=== THE PROBLEM ===
Find every line below that contains the word "this" and copy it out.

=== LISTED RECORDS ===
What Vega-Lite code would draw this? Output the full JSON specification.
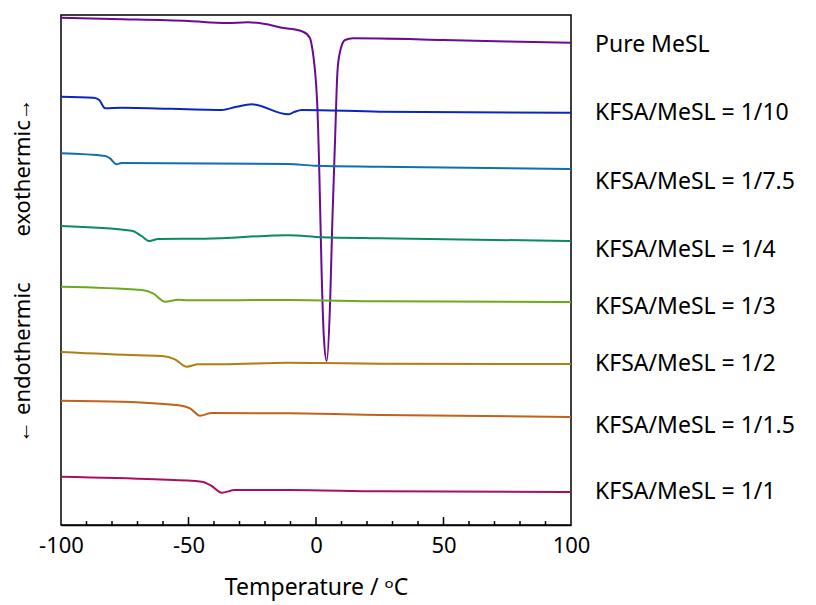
{
  "$schema": "https://vega.github.io/schema/vega-lite/v6.json",
  "width": 510,
  "height": 510,
  "autosize": {"type": "none"},
  "padding": {"left": 61, "top": 15, "right": 245, "bottom": 80},
  "config": {
    "font": "Noto Sans",
    "view": {"stroke": "black", "strokeWidth": 1.5},
    "axis": {"grid": false}
  },
  "datasets": {
    "curves": [
      {"series": "Pure MeSL", "T": -100, "y": 507.3},
      {"series": "Pure MeSL", "T": -80, "y": 506},
      {"series": "Pure MeSL", "T": -50, "y": 504},
      {"series": "Pure MeSL", "T": -35, "y": 502},
      {"series": "Pure MeSL", "T": -26.7, "y": 502.7},
      {"series": "Pure MeSL", "T": -20, "y": 501},
      {"series": "Pure MeSL", "T": -13.3, "y": 497.3},
      {"series": "Pure MeSL", "T": -5.1, "y": 493.3},
      {"series": "Pure MeSL", "T": -2.4, "y": 487},
      {"series": "Pure MeSL", "T": -1.7, "y": 480},
      {"series": "Pure MeSL", "T": 0.5, "y": 420},
      {"series": "Pure MeSL", "T": 1.3, "y": 353},
      {"series": "Pure MeSL", "T": 2.2, "y": 253},
      {"series": "Pure MeSL", "T": 3.1, "y": 187},
      {"series": "Pure MeSL", "T": 4.2, "y": 164},
      {"series": "Pure MeSL", "T": 5.5, "y": 220},
      {"series": "Pure MeSL", "T": 6.4, "y": 303},
      {"series": "Pure MeSL", "T": 7.5, "y": 387},
      {"series": "Pure MeSL", "T": 8.4, "y": 453},
      {"series": "Pure MeSL", "T": 9.4, "y": 473},
      {"series": "Pure MeSL", "T": 11.4, "y": 485},
      {"series": "Pure MeSL", "T": 14.5, "y": 486.7},
      {"series": "Pure MeSL", "T": 25, "y": 486.5},
      {"series": "Pure MeSL", "T": 50, "y": 485},
      {"series": "Pure MeSL", "T": 75, "y": 483.5},
      {"series": "Pure MeSL", "T": 100, "y": 482.3},

      {"series": "KFSA/MeSL = 1/10", "T": -100, "y": 428.3},
      {"series": "KFSA/MeSL = 1/10", "T": -87.3, "y": 427.3},
      {"series": "KFSA/MeSL = 1/10", "T": -85, "y": 425},
      {"series": "KFSA/MeSL = 1/10", "T": -82.7, "y": 416.7},
      {"series": "KFSA/MeSL = 1/10", "T": -76.2, "y": 417.3},
      {"series": "KFSA/MeSL = 1/10", "T": -37, "y": 415},
      {"series": "KFSA/MeSL = 1/10", "T": -31.1, "y": 418.3},
      {"series": "KFSA/MeSL = 1/10", "T": -25.2, "y": 420.7},
      {"series": "KFSA/MeSL = 1/10", "T": -10.9, "y": 410.7},
      {"series": "KFSA/MeSL = 1/10", "T": -8.6, "y": 413},
      {"series": "KFSA/MeSL = 1/10", "T": -5.6, "y": 415},
      {"series": "KFSA/MeSL = 1/10", "T": 25.1, "y": 413.3},
      {"series": "KFSA/MeSL = 1/10", "T": 100, "y": 412.3},

      {"series": "KFSA/MeSL = 1/7.5", "T": -100, "y": 371.7},
      {"series": "KFSA/MeSL = 1/7.5", "T": -82.7, "y": 369},
      {"series": "KFSA/MeSL = 1/7.5", "T": -80.8, "y": 366.7},
      {"series": "KFSA/MeSL = 1/7.5", "T": -78.2, "y": 360.7},
      {"series": "KFSA/MeSL = 1/7.5", "T": -76.2, "y": 362},
      {"series": "KFSA/MeSL = 1/7.5", "T": -10.9, "y": 361},
      {"series": "KFSA/MeSL = 1/7.5", "T": -0.4, "y": 359.3},
      {"series": "KFSA/MeSL = 1/7.5", "T": 25.1, "y": 358.3},
      {"series": "KFSA/MeSL = 1/7.5", "T": 100, "y": 356},

      {"series": "KFSA/MeSL = 1/4", "T": -100, "y": 299},
      {"series": "KFSA/MeSL = 1/4", "T": -72.3, "y": 294.3},
      {"series": "KFSA/MeSL = 1/4", "T": -68.4, "y": 289},
      {"series": "KFSA/MeSL = 1/4", "T": -65.4, "y": 284},
      {"series": "KFSA/MeSL = 1/4", "T": -61.9, "y": 286},
      {"series": "KFSA/MeSL = 1/4", "T": -43.5, "y": 286.3},
      {"series": "KFSA/MeSL = 1/4", "T": -10.9, "y": 289.7},
      {"series": "KFSA/MeSL = 1/4", "T": 2.2, "y": 287.7},
      {"series": "KFSA/MeSL = 1/4", "T": 25.1, "y": 286.7},
      {"series": "KFSA/MeSL = 1/4", "T": 100, "y": 284},

      {"series": "KFSA/MeSL = 1/3", "T": -100, "y": 238.3},
      {"series": "KFSA/MeSL = 1/3", "T": -68.4, "y": 235},
      {"series": "KFSA/MeSL = 1/3", "T": -63.9, "y": 231.7},
      {"series": "KFSA/MeSL = 1/3", "T": -59.2, "y": 223.3},
      {"series": "KFSA/MeSL = 1/3", "T": -54, "y": 225.3},
      {"series": "KFSA/MeSL = 1/3", "T": -50.1, "y": 224.7},
      {"series": "KFSA/MeSL = 1/3", "T": -10.9, "y": 225},
      {"series": "KFSA/MeSL = 1/3", "T": 25.1, "y": 223.7},
      {"series": "KFSA/MeSL = 1/3", "T": 100, "y": 223},

      {"series": "KFSA/MeSL = 1/2", "T": -100, "y": 173},
      {"series": "KFSA/MeSL = 1/2", "T": -69.7, "y": 169.7},
      {"series": "KFSA/MeSL = 1/2", "T": -60.5, "y": 169},
      {"series": "KFSA/MeSL = 1/2", "T": -55.3, "y": 165.7},
      {"series": "KFSA/MeSL = 1/2", "T": -50.7, "y": 158.3},
      {"series": "KFSA/MeSL = 1/2", "T": -46.2, "y": 160.7},
      {"series": "KFSA/MeSL = 1/2", "T": -37, "y": 160.7},
      {"series": "KFSA/MeSL = 1/2", "T": -10.9, "y": 162.3},
      {"series": "KFSA/MeSL = 1/2", "T": 2.2, "y": 162},
      {"series": "KFSA/MeSL = 1/2", "T": 25.1, "y": 161.3},
      {"series": "KFSA/MeSL = 1/2", "T": 100, "y": 161},

      {"series": "KFSA/MeSL = 1/1.5", "T": -100, "y": 124.3},
      {"series": "KFSA/MeSL = 1/1.5", "T": -76.2, "y": 123.3},
      {"series": "KFSA/MeSL = 1/1.5", "T": -52.7, "y": 119.3},
      {"series": "KFSA/MeSL = 1/1.5", "T": -49.4, "y": 116.7},
      {"series": "KFSA/MeSL = 1/1.5", "T": -45.5, "y": 109.3},
      {"series": "KFSA/MeSL = 1/1.5", "T": -40.9, "y": 112},
      {"series": "KFSA/MeSL = 1/1.5", "T": -10.9, "y": 111.7},
      {"series": "KFSA/MeSL = 1/1.5", "T": 25.1, "y": 110},
      {"series": "KFSA/MeSL = 1/1.5", "T": 100, "y": 108},

      {"series": "KFSA/MeSL = 1/1", "T": -100, "y": 48.3},
      {"series": "KFSA/MeSL = 1/1", "T": -63.1, "y": 45.7},
      {"series": "KFSA/MeSL = 1/1", "T": -44.8, "y": 43.3},
      {"series": "KFSA/MeSL = 1/1", "T": -40.9, "y": 39},
      {"series": "KFSA/MeSL = 1/1", "T": -37, "y": 32.3},
      {"series": "KFSA/MeSL = 1/1", "T": -31.8, "y": 35},
      {"series": "KFSA/MeSL = 1/1", "T": -10.9, "y": 35},
      {"series": "KFSA/MeSL = 1/1", "T": 25.1, "y": 33.7},
      {"series": "KFSA/MeSL = 1/1", "T": 100, "y": 33}
    ],
    "labels": [
      {"series": "Pure MeSL", "y": 480},
      {"series": "KFSA/MeSL = 1/10", "y": 412},
      {"series": "KFSA/MeSL = 1/7.5", "y": 343},
      {"series": "KFSA/MeSL = 1/4", "y": 275},
      {"series": "KFSA/MeSL = 1/3", "y": 218},
      {"series": "KFSA/MeSL = 1/2", "y": 161},
      {"series": "KFSA/MeSL = 1/1.5", "y": 99},
      {"series": "KFSA/MeSL = 1/1", "y": 33}
    ],
    "majorTicks": [
      {"T": -50}, {"T": 0}, {"T": 50}
    ],
    "minorTicks": [
      {"T": -90}, {"T": -80}, {"T": -70}, {"T": -60}, {"T": -40}, {"T": -30}, {"T": -20}, {"T": -10},
      {"T": 10}, {"T": 20}, {"T": 30}, {"T": 40}, {"T": 60}, {"T": 70}, {"T": 80}, {"T": 90}
    ]
  },
  "layer": [
    {
      "data": {"name": "curves"},
      "mark": {"type": "line", "interpolate": "monotone", "strokeWidth": 2, "clip": true},
      "encoding": {
        "x": {
          "field": "T", "type": "quantitative",
          "scale": {"domain": [-100, 100], "nice": false},
          "axis": {
            "orient": "bottom",
            "values": [-100, -50, 0, 50, 100],
            "labelExpr": "'' + datum.value",
            "labelFlush": false,
            "labelOverlap": false,
            "title": "Temperature / ᵒC",
            "titleFont": "Noto Sans", "titleFontSize": 23, "titleFontWeight": "normal", "titleColor": "black",
            "titlePadding": 20,
            "labelFontSize": 22, "labelColor": "black",
            "labelPadding": 10,
            "ticks": false,
            "domain": true, "domainColor": "black", "domainWidth": 1.5,
            "zindex": 1
          }
        },
        "y": {
          "field": "y", "type": "quantitative",
          "scale": {"domain": [0, 510], "nice": false, "zero": false},
          "axis": {
            "title": "← endothermic\u00a0\u00a0\u00a0\u00a0\u00a0\u00a0\u00a0\u00a0exothermic→",
            "titleFontSize": 22, "titleFontWeight": "normal", "titleColor": "black",
            "titlePadding": 27,
            "labels": false, "ticks": false, "domain": false
          }
        },
        "color": {
          "field": "series", "type": "nominal", "legend": null,
          "scale": {
            "domain": ["Pure MeSL", "KFSA/MeSL = 1/10", "KFSA/MeSL = 1/7.5", "KFSA/MeSL = 1/4", "KFSA/MeSL = 1/3", "KFSA/MeSL = 1/2", "KFSA/MeSL = 1/1.5", "KFSA/MeSL = 1/1"],
            "range": ["#6b0a96", "#0b25c2", "#0f6fb0", "#0a8a5f", "#6aab1c", "#b0800f", "#c0621a", "#a8105f"]
          }
        }
      }
    },
    {
      "data": {"name": "majorTicks"},
      "mark": {"type": "tick", "orient": "vertical", "size": 16, "thickness": 1.5, "color": "black", "opacity": 1, "clip": true},
      "encoding": {
        "x": {"field": "T", "type": "quantitative"},
        "y": {"datum": 0, "type": "quantitative"}
      }
    },
    {
      "data": {"name": "minorTicks"},
      "mark": {"type": "tick", "orient": "vertical", "size": 8, "thickness": 1.5, "color": "black", "opacity": 1, "clip": true},
      "encoding": {
        "x": {"field": "T", "type": "quantitative"},
        "y": {"datum": 0, "type": "quantitative"}
      }
    },
    {
      "data": {"name": "labels"},
      "mark": {"type": "text", "align": "left", "baseline": "middle", "dx": 24, "fontSize": 23, "color": "black", "clip": false},
      "encoding": {
        "x": {"datum": 100, "type": "quantitative"},
        "y": {"field": "y", "type": "quantitative"},
        "text": {"field": "series"}
      }
    }
  ]
}
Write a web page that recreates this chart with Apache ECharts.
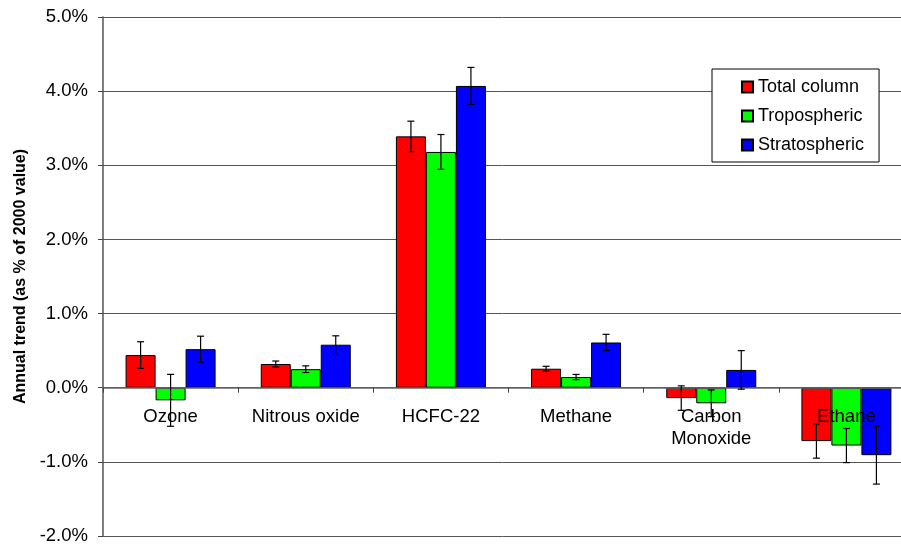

=== SOLVED EXERCISE ===
What Vega-Lite code would draw this? Output the full JSON specification.
Write a web page that recreates this chart with Apache ECharts.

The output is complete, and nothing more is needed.